→ Instructions to follow: The records below hold a stretch from the line with "Convert this chart to Plotly code." through the line with "fig = go.Figure()"; return exactly those lines, ends included, and nothing more.

Stored entries
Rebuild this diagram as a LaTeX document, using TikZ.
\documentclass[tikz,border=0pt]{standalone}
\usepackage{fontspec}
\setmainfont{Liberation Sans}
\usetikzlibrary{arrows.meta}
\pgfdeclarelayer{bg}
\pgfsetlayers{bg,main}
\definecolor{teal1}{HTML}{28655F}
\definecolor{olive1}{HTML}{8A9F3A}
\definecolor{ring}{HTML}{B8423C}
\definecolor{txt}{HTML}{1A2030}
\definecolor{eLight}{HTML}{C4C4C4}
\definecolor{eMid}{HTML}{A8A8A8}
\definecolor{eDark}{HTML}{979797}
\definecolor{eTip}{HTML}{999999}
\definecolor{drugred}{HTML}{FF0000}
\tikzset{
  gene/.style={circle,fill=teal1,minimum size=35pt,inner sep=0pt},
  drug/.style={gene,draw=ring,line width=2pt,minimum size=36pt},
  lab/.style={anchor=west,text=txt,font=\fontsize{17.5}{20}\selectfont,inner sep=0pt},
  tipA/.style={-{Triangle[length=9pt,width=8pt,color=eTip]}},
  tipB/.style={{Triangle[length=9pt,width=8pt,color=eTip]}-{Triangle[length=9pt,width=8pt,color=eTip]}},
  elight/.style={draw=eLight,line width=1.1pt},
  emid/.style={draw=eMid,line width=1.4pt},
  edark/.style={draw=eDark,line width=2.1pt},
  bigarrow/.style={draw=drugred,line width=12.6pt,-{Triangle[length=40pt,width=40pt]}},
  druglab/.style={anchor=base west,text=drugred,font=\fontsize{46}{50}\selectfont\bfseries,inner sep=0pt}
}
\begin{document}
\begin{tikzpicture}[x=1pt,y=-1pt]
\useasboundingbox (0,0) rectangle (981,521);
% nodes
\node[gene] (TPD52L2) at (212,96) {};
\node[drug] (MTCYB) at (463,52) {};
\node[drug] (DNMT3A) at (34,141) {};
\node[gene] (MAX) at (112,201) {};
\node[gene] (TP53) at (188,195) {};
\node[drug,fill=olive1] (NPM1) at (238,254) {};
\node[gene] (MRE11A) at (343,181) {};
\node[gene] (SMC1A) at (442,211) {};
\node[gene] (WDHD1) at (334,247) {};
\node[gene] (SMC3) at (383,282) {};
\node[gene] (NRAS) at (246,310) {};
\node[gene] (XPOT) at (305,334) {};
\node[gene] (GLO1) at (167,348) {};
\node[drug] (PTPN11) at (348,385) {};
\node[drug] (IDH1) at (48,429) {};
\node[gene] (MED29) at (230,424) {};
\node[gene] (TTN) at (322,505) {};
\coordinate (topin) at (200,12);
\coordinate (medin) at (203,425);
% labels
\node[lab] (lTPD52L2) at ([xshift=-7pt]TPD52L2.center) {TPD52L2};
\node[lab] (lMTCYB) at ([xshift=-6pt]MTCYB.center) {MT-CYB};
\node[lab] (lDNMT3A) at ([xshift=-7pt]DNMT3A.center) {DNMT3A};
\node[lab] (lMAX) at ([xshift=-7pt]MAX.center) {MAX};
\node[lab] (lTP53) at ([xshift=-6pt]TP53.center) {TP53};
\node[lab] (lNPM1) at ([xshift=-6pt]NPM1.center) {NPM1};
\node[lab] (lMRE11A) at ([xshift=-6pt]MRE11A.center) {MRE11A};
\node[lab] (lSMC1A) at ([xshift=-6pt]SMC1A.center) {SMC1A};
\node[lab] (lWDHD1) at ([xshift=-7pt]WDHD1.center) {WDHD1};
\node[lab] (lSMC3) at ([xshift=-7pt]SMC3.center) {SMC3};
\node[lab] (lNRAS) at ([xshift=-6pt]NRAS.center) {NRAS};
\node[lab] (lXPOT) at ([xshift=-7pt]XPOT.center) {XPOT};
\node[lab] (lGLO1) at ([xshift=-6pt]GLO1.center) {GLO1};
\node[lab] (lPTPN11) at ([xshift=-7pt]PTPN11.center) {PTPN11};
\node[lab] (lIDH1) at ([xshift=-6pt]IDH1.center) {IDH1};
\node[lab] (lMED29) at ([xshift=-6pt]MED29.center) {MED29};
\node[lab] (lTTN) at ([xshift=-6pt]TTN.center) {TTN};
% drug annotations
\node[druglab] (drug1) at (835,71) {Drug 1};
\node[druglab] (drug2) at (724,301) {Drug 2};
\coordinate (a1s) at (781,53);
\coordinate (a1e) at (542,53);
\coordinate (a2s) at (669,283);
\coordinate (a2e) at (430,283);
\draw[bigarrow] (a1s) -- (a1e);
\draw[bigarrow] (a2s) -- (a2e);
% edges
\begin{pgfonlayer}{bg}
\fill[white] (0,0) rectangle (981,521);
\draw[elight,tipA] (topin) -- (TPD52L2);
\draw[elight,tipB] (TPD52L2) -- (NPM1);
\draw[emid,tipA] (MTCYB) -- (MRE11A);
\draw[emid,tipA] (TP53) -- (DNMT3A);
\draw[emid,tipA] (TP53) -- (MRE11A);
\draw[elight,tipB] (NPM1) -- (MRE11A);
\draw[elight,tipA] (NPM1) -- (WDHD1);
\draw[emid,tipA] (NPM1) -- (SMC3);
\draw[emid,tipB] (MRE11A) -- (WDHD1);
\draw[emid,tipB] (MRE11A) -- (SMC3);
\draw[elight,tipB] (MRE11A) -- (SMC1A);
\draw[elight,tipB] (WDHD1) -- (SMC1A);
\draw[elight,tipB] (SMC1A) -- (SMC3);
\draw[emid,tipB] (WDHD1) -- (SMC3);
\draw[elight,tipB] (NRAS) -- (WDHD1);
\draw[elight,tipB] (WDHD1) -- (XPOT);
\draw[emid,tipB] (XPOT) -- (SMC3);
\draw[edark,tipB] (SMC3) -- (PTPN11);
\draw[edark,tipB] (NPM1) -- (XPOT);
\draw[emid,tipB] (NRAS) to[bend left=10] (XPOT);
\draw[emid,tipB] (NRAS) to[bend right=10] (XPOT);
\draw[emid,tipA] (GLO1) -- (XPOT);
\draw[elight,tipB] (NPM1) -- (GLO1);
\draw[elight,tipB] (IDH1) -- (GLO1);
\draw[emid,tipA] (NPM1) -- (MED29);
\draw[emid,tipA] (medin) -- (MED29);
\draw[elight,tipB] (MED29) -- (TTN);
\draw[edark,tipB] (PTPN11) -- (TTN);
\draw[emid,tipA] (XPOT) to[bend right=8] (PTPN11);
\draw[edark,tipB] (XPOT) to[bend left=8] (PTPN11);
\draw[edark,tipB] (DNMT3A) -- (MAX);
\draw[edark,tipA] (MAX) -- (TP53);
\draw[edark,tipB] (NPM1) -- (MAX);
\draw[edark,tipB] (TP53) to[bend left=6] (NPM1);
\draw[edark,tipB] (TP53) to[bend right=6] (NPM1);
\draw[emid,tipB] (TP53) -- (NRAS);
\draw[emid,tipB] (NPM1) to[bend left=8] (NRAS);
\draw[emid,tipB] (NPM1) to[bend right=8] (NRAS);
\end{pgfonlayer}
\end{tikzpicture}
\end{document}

--

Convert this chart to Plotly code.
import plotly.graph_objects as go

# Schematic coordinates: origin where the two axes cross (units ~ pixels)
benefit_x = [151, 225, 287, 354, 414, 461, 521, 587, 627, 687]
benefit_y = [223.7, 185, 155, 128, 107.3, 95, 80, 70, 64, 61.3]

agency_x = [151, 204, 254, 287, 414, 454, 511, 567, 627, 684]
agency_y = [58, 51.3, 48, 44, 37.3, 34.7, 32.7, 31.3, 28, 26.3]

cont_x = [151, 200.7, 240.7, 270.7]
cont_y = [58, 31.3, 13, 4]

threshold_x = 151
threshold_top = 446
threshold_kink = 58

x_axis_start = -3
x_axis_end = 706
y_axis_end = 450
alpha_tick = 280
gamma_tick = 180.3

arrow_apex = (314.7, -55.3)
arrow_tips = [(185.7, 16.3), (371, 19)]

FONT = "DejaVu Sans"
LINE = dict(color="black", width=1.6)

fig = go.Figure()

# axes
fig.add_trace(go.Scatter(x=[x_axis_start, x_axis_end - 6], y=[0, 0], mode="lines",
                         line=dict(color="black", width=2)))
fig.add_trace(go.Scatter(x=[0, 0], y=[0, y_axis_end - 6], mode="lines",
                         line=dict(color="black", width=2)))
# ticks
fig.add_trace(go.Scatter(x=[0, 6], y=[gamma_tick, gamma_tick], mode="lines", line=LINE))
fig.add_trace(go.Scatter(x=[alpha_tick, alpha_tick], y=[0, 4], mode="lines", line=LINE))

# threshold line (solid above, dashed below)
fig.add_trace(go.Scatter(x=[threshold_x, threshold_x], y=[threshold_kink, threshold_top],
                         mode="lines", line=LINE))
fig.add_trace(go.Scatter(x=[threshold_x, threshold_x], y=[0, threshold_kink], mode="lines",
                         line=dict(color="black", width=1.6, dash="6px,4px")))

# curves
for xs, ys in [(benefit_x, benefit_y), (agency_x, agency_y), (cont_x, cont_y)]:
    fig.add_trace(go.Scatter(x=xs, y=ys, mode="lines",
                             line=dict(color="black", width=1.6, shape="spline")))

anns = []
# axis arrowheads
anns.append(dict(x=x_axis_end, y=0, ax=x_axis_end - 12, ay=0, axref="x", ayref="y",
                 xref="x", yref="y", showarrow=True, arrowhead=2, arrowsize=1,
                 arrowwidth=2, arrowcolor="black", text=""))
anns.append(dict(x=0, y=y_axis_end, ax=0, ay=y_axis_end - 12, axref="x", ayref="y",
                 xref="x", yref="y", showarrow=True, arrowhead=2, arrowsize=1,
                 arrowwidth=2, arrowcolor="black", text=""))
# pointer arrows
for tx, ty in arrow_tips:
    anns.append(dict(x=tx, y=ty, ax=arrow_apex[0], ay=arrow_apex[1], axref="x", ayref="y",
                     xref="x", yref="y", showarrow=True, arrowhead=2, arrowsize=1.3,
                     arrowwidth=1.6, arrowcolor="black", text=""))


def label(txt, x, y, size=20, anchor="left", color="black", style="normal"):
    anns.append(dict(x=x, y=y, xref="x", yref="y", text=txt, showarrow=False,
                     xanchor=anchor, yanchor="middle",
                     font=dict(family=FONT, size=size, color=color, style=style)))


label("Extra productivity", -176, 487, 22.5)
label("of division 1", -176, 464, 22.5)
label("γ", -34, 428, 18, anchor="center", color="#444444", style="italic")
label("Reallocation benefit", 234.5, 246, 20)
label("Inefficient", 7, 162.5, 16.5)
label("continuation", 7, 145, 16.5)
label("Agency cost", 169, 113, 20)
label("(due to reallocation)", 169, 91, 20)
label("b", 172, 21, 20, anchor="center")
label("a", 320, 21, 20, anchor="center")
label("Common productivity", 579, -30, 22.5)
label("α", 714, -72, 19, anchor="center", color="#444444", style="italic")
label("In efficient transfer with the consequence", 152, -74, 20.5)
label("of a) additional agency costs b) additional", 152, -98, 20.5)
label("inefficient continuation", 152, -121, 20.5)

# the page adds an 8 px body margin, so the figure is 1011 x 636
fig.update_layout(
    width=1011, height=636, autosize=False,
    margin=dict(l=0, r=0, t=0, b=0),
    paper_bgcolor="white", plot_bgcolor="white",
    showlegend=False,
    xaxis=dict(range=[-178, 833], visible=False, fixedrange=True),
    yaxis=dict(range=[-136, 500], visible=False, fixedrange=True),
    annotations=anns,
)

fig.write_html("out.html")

...

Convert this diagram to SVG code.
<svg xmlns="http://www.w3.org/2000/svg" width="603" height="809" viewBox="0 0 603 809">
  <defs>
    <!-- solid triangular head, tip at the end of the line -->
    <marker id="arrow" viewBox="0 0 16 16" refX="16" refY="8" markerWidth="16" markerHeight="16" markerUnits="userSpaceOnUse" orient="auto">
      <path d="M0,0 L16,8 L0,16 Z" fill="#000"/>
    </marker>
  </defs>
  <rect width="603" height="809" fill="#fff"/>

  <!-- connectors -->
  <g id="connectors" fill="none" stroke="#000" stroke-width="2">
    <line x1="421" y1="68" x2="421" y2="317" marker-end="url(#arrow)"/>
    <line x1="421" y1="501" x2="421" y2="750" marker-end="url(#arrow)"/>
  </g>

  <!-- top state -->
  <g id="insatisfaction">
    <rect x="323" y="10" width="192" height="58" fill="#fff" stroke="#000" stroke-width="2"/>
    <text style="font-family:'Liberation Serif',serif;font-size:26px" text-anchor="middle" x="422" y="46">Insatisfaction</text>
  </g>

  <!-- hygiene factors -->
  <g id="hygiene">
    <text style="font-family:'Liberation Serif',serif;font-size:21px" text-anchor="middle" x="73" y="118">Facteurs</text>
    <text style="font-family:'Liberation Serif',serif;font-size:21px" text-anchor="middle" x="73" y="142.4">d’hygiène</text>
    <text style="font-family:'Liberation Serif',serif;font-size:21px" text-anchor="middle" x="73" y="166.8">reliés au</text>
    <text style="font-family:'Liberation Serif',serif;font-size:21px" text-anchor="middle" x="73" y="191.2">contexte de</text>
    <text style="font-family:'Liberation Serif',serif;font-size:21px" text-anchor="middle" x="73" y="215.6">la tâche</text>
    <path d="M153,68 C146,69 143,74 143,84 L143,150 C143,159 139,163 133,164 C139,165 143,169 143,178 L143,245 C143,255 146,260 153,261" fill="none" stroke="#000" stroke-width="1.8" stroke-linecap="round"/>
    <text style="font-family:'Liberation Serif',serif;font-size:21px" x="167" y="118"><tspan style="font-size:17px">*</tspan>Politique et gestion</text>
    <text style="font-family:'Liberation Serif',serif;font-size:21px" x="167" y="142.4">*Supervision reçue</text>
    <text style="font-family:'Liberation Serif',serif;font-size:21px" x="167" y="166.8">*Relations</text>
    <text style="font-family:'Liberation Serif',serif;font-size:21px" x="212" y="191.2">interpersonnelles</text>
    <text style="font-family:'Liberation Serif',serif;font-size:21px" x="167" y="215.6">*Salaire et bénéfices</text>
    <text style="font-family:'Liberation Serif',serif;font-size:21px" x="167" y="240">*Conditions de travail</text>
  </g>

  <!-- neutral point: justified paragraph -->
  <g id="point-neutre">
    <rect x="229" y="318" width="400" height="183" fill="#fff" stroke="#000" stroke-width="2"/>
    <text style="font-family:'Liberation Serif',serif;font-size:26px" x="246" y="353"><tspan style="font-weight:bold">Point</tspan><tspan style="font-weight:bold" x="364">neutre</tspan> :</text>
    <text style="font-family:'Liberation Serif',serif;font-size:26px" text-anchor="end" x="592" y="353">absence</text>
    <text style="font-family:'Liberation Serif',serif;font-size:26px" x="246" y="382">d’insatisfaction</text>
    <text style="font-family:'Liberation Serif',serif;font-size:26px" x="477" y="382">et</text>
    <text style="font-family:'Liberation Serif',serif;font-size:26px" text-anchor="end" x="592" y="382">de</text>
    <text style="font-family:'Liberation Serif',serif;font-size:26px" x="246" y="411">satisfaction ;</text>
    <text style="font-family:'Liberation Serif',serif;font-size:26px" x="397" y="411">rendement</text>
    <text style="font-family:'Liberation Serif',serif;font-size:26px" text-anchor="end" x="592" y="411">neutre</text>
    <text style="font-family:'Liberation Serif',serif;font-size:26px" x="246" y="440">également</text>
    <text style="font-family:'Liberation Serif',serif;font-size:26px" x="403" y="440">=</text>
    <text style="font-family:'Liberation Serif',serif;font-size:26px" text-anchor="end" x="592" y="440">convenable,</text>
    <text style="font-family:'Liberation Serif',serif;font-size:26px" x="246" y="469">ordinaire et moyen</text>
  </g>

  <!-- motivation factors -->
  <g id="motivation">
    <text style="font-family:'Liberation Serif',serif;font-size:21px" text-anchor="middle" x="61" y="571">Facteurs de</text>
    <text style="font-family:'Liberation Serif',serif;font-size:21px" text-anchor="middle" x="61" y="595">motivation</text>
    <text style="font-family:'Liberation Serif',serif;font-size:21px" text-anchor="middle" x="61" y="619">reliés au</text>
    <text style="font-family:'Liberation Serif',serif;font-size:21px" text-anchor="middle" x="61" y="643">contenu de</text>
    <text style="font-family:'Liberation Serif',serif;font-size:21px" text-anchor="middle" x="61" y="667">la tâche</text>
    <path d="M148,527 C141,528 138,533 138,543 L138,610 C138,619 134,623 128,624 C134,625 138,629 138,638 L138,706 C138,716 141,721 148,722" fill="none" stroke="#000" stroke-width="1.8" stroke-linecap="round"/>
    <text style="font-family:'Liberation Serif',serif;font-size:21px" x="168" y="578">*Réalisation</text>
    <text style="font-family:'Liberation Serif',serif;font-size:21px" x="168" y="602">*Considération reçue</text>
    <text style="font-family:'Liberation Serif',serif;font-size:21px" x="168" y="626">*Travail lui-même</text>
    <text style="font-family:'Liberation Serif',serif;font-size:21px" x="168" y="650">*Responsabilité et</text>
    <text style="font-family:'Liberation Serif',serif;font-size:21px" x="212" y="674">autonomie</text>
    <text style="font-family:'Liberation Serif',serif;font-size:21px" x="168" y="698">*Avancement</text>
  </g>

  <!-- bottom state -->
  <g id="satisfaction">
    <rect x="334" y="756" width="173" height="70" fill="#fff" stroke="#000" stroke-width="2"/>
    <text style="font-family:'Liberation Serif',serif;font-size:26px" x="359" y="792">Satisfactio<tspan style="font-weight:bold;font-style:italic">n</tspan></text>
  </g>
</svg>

→ Written answer:
Convert this chart to Plotly code.
import plotly.graph_objects as go

# Schematic coordinates: origin where the two axes cross (units ~ pixels)
benefit_x = [151, 225, 287, 354, 414, 461, 521, 587, 627, 687]
benefit_y = [223.7, 185, 155, 128, 107.3, 95, 80, 70, 64, 61.3]

agency_x = [151, 204, 254, 287, 414, 454, 511, 567, 627, 684]
agency_y = [58, 51.3, 48, 44, 37.3, 34.7, 32.7, 31.3, 28, 26.3]

cont_x = [151, 200.7, 240.7, 270.7]
cont_y = [58, 31.3, 13, 4]

threshold_x = 151
threshold_top = 446
threshold_kink = 58

x_axis_start = -3
x_axis_end = 706
y_axis_end = 450
alpha_tick = 280
gamma_tick = 180.3

arrow_apex = (314.7, -55.3)
arrow_tips = [(185.7, 16.3), (371, 19)]

FONT = "DejaVu Sans"
LINE = dict(color="black", width=1.6)

fig = go.Figure()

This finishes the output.